Your output is the lines from the first one to the one containing "var yTicks = [-5, -3, -1, 1, 3, 5];", repeated exactly, with images left out.

## begin Listing

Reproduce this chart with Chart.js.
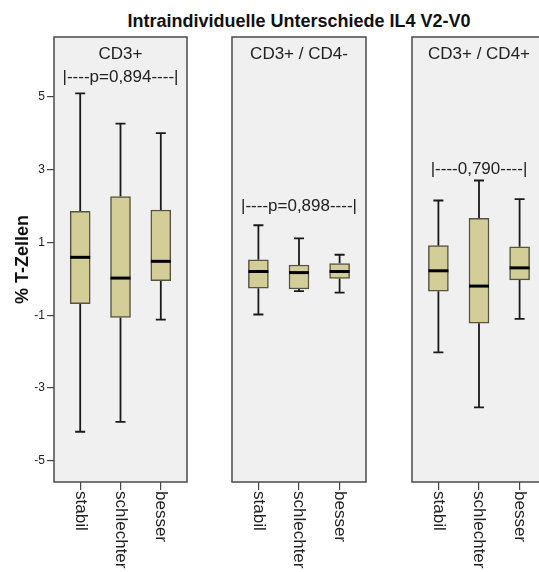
<!DOCTYPE html>
<html>
<head>
<meta charset="utf-8">
<script src="https://cdn.jsdelivr.net/npm/chart.js@4.4.0/dist/chart.umd.min.js"></script>
<style>
html, body { margin: 0; padding: 0; background: #fff; width: 539px; height: 572px; overflow: hidden; position: relative; }
.panel { position: absolute; top: 0; height: 572px; }
#titel { position: absolute; left: 0; width: 598px; top: 11px; text-align: center; font: bold 18px "Liberation Sans", Arial, sans-serif; color: #111; }
</style>
</head>
<body>
<div id="titel">Intraindividuelle Unterschiede IL4 V2-V0</div>
<div class="panel" style="left:0; width:188px"><canvas id="grafico1"></canvas></div>
<div class="panel" style="left:231px; width:136px"><canvas id="grafico2"></canvas></div>
<div class="panel" style="left:411px; width:136px"><canvas id="grafico3"></canvas></div>
<script>
var gruppen = ['stabil', 'schlechter', 'besser'];
var panelTitel = ['CD3+', 'CD3+ / CD4-', 'CD3+ / CD4+'];
var pTexte = ['|----p=0,894----|', '|----p=0,898----|', '|----0,790----|'];
var pHoehe = [5.54, 1.98, 3.02];
var yTicks = [-5, -3, -1, 1, 3, 5];

// Minimum, Q1, Median, Q3, Maximum je Gruppe
var cd3Min = [-4.20, -3.93, -1.12];
var cd3Q1 = [-0.68, -1.06, -0.05];
var cd3Median = [0.59, 0.02, 0.48];
var cd3Q3 = [1.85, 2.26, 1.89];
var cd3Max = [5.09, 4.26, 4.00];

var cd4negMin = [-0.98, -0.34, -0.38];
var cd4negQ1 = [-0.26, -0.28, 0.01];
var cd4negMedian = [0.20, 0.17, 0.20];
var cd4negQ3 = [0.52, 0.38, 0.42];
var cd4negMax = [1.47, 1.11, 0.66];

var cd4posMin = [-2.02, -3.53, -1.10];
var cd4posQ1 = [-0.34, -1.22, -0.03];
var cd4posMedian = [0.22, -0.20, 0.30];
var cd4posQ3 = [0.91, 1.66, 0.88];
var cd4posMax = [2.15, 2.70, 2.19];

var schrift = '"Liberation Sans", Arial, sans-serif';

function boxplot(id, nr, mins, q1, median, q3, maxs, mitAchse) {
    var plugin = {
        id: 'boxplot' + nr,
        beforeDraw: function (chart) {
            var a = chart.chartArea, ctx = chart.ctx;
            ctx.save();
            ctx.fillStyle = '#f0f0f0';
            ctx.fillRect(a.left, a.top, a.right - a.left, a.bottom - a.top);
            ctx.restore();
        },
        beforeDatasetsDraw: function (chart) {
            var ctx = chart.ctx, xs = chart.scales.x, ys = chart.scales.y;
            ctx.save();
            ctx.strokeStyle = '#1a1a1a';
            ctx.lineWidth = 1.8;
            for (var i = 0; i < gruppen.length; i++) {
                var x = xs.getPixelForValue(i);
                ctx.beginPath();
                ctx.moveTo(x, ys.getPixelForValue(maxs[i]));
                ctx.lineTo(x, ys.getPixelForValue(q3[i]));
                ctx.moveTo(x, ys.getPixelForValue(q1[i]));
                ctx.lineTo(x, ys.getPixelForValue(mins[i]));
                ctx.moveTo(x - 5, ys.getPixelForValue(maxs[i]));
                ctx.lineTo(x + 5, ys.getPixelForValue(maxs[i]));
                ctx.moveTo(x - 5, ys.getPixelForValue(mins[i]));
                ctx.lineTo(x + 5, ys.getPixelForValue(mins[i]));
                ctx.stroke();
            }
            ctx.restore();
        },
        afterDatasetsDraw: function (chart) {
            var ctx = chart.ctx, xs = chart.scales.x, ys = chart.scales.y;
            ctx.save();
            ctx.strokeStyle = '#000';
            ctx.lineWidth = 3;
            for (var i = 0; i < gruppen.length; i++) {
                var x = xs.getPixelForValue(i);
                var y = ys.getPixelForValue(median[i]);
                ctx.beginPath();
                ctx.moveTo(x - 10, y);
                ctx.lineTo(x + 10, y);
                ctx.stroke();
            }
            ctx.restore();
        },
        afterDraw: function (chart) {
            var a = chart.chartArea, ctx = chart.ctx, xs = chart.scales.x, ys = chart.scales.y;
            ctx.save();
            ctx.strokeStyle = '#4a4a4a';
            ctx.lineWidth = 1.5;
            ctx.strokeRect(a.left, a.top, a.right - a.left, a.bottom - a.top);

            var mitte = (a.left + a.right) / 2;
            ctx.fillStyle = '#222';
            ctx.font = '17px ' + schrift;
            ctx.textAlign = 'center';
            ctx.textBaseline = 'middle';
            ctx.fillText(panelTitel[nr], mitte, a.top + 17);
            ctx.fillText(pTexte[nr], mitte, ys.getPixelForValue(pHoehe[nr]));

            // Gruppennamen, im Uhrzeigersinn gedreht
            ctx.textAlign = 'left';
            for (var i = 0; i < gruppen.length; i++) {
                ctx.save();
                ctx.translate(xs.getPixelForValue(i), a.bottom + 9);
                ctx.rotate(Math.PI / 2);
                ctx.fillText(gruppen[i], 0, 0);
                ctx.restore();
            }
            ctx.restore();
        }
    };

    var yAchse = {
        display: mitAchse,
        min: -5.58,
        max: 6.64,
        afterBuildTicks: function (s) { s.ticks = yTicks.map(function (v) { return { value: v }; }); },
        border: { display: false },
        grid: { drawOnChartArea: false, drawTicks: true, tickLength: 7, color: '#444', lineWidth: 1.2 },
        ticks: { font: { size: 12, family: schrift }, color: '#222', padding: 2 },
        title: {
            display: true,
            text: '% T-Zellen',
            font: { size: 18, weight: 'bold', family: schrift, lineHeight: 1.2 },
            color: '#111',
            padding: { top: 12, bottom: 0 }
        }
    };
    if (mitAchse) {
        yAchse.afterFit = function (s) { s.width = 54; };
    }

    var ctx1 = document.getElementById(id).getContext('2d');
    return new Chart(ctx1, {
        type: 'bar',
        data: {
            datasets: [{
                data: gruppen.map(function (g, i) { return { x: i, y: [q1[i], q3[i]] }; }),
                backgroundColor: '#d3ce97',
                borderColor: '#55543f',
                borderWidth: 1.5,
                borderSkipped: false,
                barThickness: 20
            }]
        },
        options: {
            responsive: true,
            maintainAspectRatio: false,
            animation: false,
            layout: { padding: { top: 37, left: mitAchse ? 0 : 1, right: 1, bottom: 0 } },
            plugins: { legend: { display: false }, tooltip: { enabled: false } },
            scales: {
                x: {
                    type: 'linear',
                    min: -0.65,
                    max: 2.65,
                    offset: false,
                    afterBuildTicks: function (s) { s.ticks = gruppen.map(function (g, i) { return { value: i }; }); },
                    afterFit: function (s) { s.height = 90; },
                    ticks: { display: false },
                    border: { display: false },
                    grid: { offset: false, drawOnChartArea: false, drawTicks: true, tickLength: 8, color: '#444', lineWidth: 1.2 }
                },
                y: yAchse
            }
        },
        plugins: [plugin]
    });
}

boxplot('grafico1', 0, cd3Min, cd3Q1, cd3Median, cd3Q3, cd3Max, true);
boxplot('grafico2', 1, cd4negMin, cd4negQ1, cd4negMedian, cd4negQ3, cd4negMax, false);
boxplot('grafico3', 2, cd4posMin, cd4posQ1, cd4posMedian, cd4posQ3, cd4posMax, false);
</script>
</body>
</html>
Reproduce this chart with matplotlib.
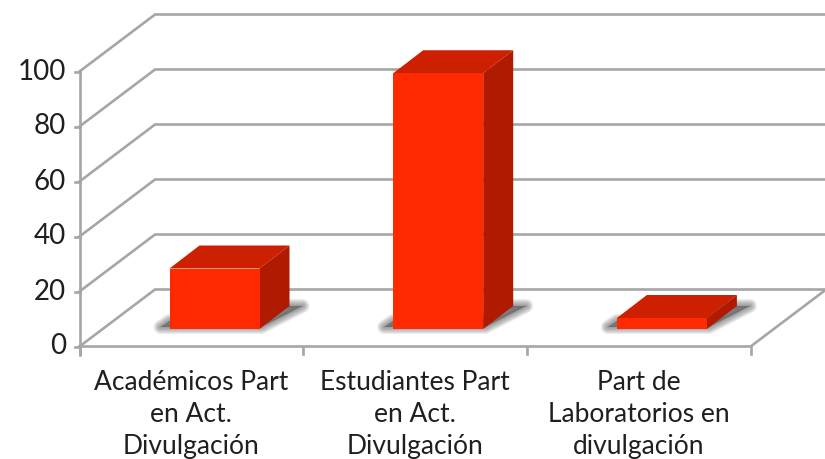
import matplotlib
matplotlib.use("Agg")
import matplotlib.pyplot as plt
from matplotlib.patches import Polygon

categories = ["Académicos Part\nen Act.\nDivulgación",
              "Estudiantes Part\nen Act.\nDivulgación",
              "Part de\nLaboratorios en\ndivulgación"]
values = [22, 93, 4]
y_ticks = [0, 20, 40, 60, 80, 100]

W, H = 825, 459
fig = plt.figure(figsize=(W / 100, H / 100), dpi=100)
ax = fig.add_axes([0, 0, 1, 1])
ax.set_xlim(0, W)
ax.set_ylim(H, 0)
ax.axis("off")

# pseudo-3D frame: category slot -> pixels, value -> pixels
X0, SLOT = 79.5, 223.7
Y0, UNIT = 346.5, 2.75
DX, DY = 75.5, -57
GRID = "#a6a6a6"
TEXT = "#1f1f1f"


def xf(i):
    return X0 + SLOT * i


def yf(v):
    return Y0 - UNIT * v


# walls and grid
for t in y_ticks:
    ax.plot([xf(0), xf(0) + DX, xf(3) + DX], [yf(t), yf(t) + DY, yf(t) + DY],
            color=GRID, lw=1.9, solid_joinstyle="miter", zorder=1)
    ax.plot([xf(0) - 5, xf(0)], [yf(t), yf(t)], color=GRID, lw=1.9, zorder=1)
    ax.text(66, yf(t), str(t), ha="right", va="center",
            fontsize=20, family="Lato", color=TEXT)
ax.plot([xf(0), xf(0)], [yf(100), yf(0) + 8], color=GRID, lw=1.9, zorder=1)

# floor
ax.plot([xf(0), xf(3), xf(3) + DX], [yf(0), yf(0), yf(0) + DY],
        color=GRID, lw=1.9, solid_joinstyle="miter", zorder=1)
for i in range(4):
    ax.plot([xf(i), xf(i)], [yf(0), yf(0) + 7], color=GRID, lw=1.9, zorder=1)

# bars
BAR_W, BAR_DX, BAR_DY, BASE = 90, 30, -23, 329
for i, v in enumerate(values):
    left = xf(i) + 90
    right = left + BAR_W
    top = BASE - UNIT * v
    # soft floor shadow: one outline, stroked at shrinking widths
    shadow = [(left - 9, BASE - 2), (right + 2, BASE - 2),
              (right + 43, BASE - 23), (right + 22, BASE - 23),
              (right, BASE - 10), (left, BASE - 8)]
    for lw in [10, 8.5, 7, 5.5, 4, 2.5, 1]:
        ax.add_patch(Polygon(shadow, closed=True, fc="none", ec="#4a4a4a",
                             lw=lw, alpha=0.10, joinstyle="round", zorder=2))
    ax.add_patch(Polygon(shadow, closed=True, fc="#4a4a4a", ec="none",
                         alpha=0.55, zorder=2))
    ax.add_patch(Polygon([(left, top), (right, top), (right + BAR_DX, top + BAR_DY),
                          (left + BAR_DX, top + BAR_DY)],
                         fc="#cc2000", ec="none", zorder=3))
    ax.add_patch(Polygon([(right, top), (right + BAR_DX, top + BAR_DY),
                          (right + BAR_DX, BASE + BAR_DY), (right, BASE)],
                         fc="#b01a00", ec="none", zorder=3))
    ax.add_patch(Polygon([(left, top), (right, top), (right, BASE), (left, BASE)],
                         fc="#ff2a00", ec="none", zorder=4))
    ax.text((xf(i) + xf(i + 1)) / 2, 370, categories[i], ha="center", va="top",
            fontsize=19, family="Lato", color=TEXT, linespacing=1.35)

fig.savefig("out.png", dpi=100)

## end Listing

Exercise answer
Reproduce this chart with Chart.js.
<!DOCTYPE html>
<html>
<head>
<meta charset="utf-8">
<script src="https://cdn.jsdelivr.net/npm/chart.js@4.4.0/dist/chart.umd.min.js"></script>
<style>
html, body { margin: 0; padding: 0; background: #fff; width: 539px; height: 572px; overflow: hidden; position: relative; }
.panel { position: absolute; top: 0; height: 572px; }
#titel { position: absolute; left: 0; width: 598px; top: 11px; text-align: center; font: bold 18px "Liberation Sans", Arial, sans-serif; color: #111; }
</style>
</head>
<body>
<div id="titel">Intraindividuelle Unterschiede IL4 V2-V0</div>
<div class="panel" style="left:0; width:188px"><canvas id="grafico1"></canvas></div>
<div class="panel" style="left:231px; width:136px"><canvas id="grafico2"></canvas></div>
<div class="panel" style="left:411px; width:136px"><canvas id="grafico3"></canvas></div>
<script>
var gruppen = ['stabil', 'schlechter', 'besser'];
var panelTitel = ['CD3+', 'CD3+ / CD4-', 'CD3+ / CD4+'];
var pTexte = ['|----p=0,894----|', '|----p=0,898----|', '|----0,790----|'];
var pHoehe = [5.54, 1.98, 3.02];
var yTicks = [-5, -3, -1, 1, 3, 5];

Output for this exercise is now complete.